# [YOUR TASK]
Only the number is wanted: how many lines hold the word "this"?

# [ENTRIES]
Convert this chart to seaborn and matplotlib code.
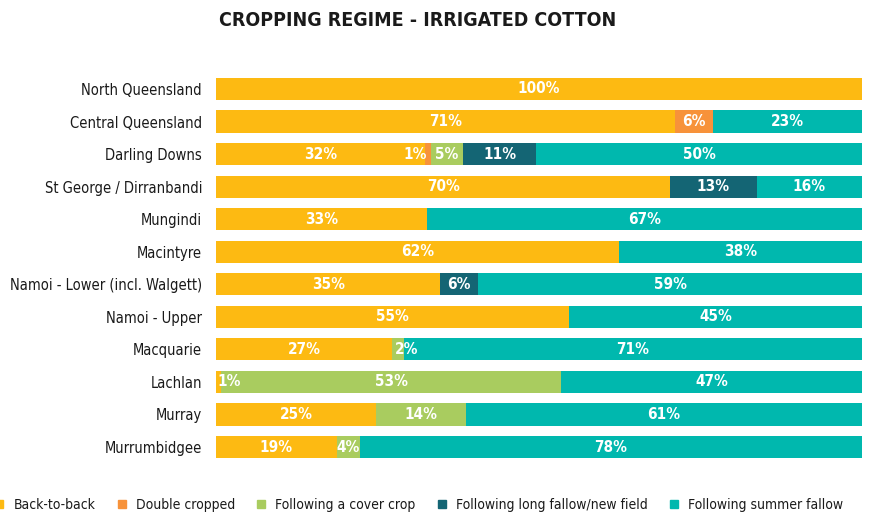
---
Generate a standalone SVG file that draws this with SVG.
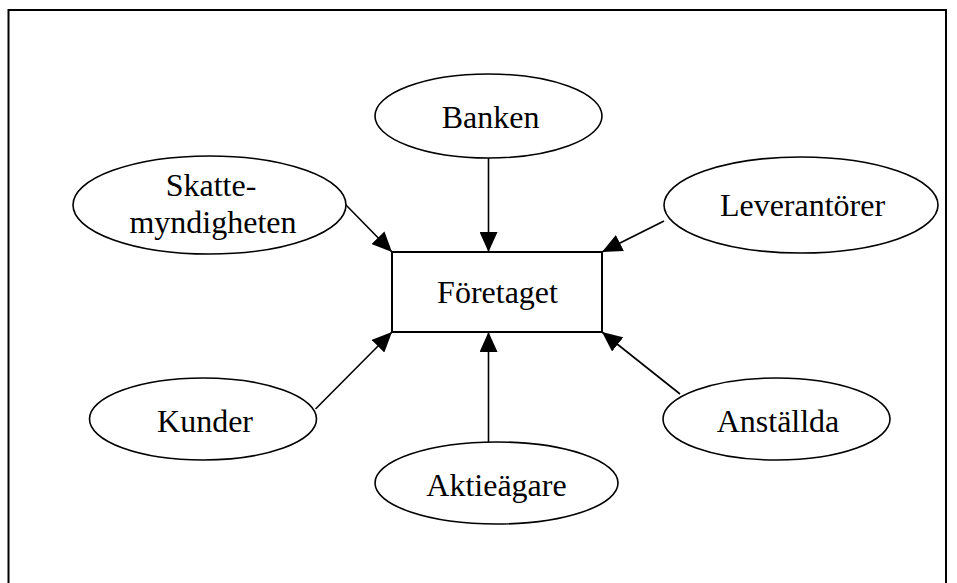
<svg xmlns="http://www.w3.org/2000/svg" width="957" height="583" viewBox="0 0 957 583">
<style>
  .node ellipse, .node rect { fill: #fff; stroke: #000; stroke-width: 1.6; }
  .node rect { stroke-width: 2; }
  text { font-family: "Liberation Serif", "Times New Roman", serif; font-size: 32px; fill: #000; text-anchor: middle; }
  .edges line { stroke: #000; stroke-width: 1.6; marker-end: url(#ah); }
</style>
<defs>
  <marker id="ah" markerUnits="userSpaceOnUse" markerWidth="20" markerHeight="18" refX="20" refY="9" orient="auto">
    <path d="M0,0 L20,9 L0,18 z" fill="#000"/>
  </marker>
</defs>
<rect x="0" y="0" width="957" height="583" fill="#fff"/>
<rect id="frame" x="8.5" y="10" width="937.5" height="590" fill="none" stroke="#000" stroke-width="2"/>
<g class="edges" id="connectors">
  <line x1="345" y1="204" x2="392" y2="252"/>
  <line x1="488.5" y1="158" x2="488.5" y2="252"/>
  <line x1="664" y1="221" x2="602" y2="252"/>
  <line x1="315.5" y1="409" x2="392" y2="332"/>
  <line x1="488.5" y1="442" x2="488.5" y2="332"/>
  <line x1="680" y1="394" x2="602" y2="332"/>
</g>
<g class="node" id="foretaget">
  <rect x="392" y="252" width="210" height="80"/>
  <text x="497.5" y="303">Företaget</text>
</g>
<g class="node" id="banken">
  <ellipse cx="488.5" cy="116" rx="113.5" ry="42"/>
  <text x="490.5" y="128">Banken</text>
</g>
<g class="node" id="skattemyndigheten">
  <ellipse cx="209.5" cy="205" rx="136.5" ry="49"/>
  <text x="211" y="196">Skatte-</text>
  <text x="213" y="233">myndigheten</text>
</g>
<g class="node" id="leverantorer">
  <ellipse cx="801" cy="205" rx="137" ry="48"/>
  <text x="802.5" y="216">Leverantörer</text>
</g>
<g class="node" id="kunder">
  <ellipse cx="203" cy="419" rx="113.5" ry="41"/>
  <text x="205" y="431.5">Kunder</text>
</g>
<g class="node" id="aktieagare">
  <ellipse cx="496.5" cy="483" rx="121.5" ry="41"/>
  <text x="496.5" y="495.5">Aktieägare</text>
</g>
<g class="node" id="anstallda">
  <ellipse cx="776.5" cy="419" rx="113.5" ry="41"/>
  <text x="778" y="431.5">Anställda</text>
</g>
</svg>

# [SOLVED EXERCISE]
2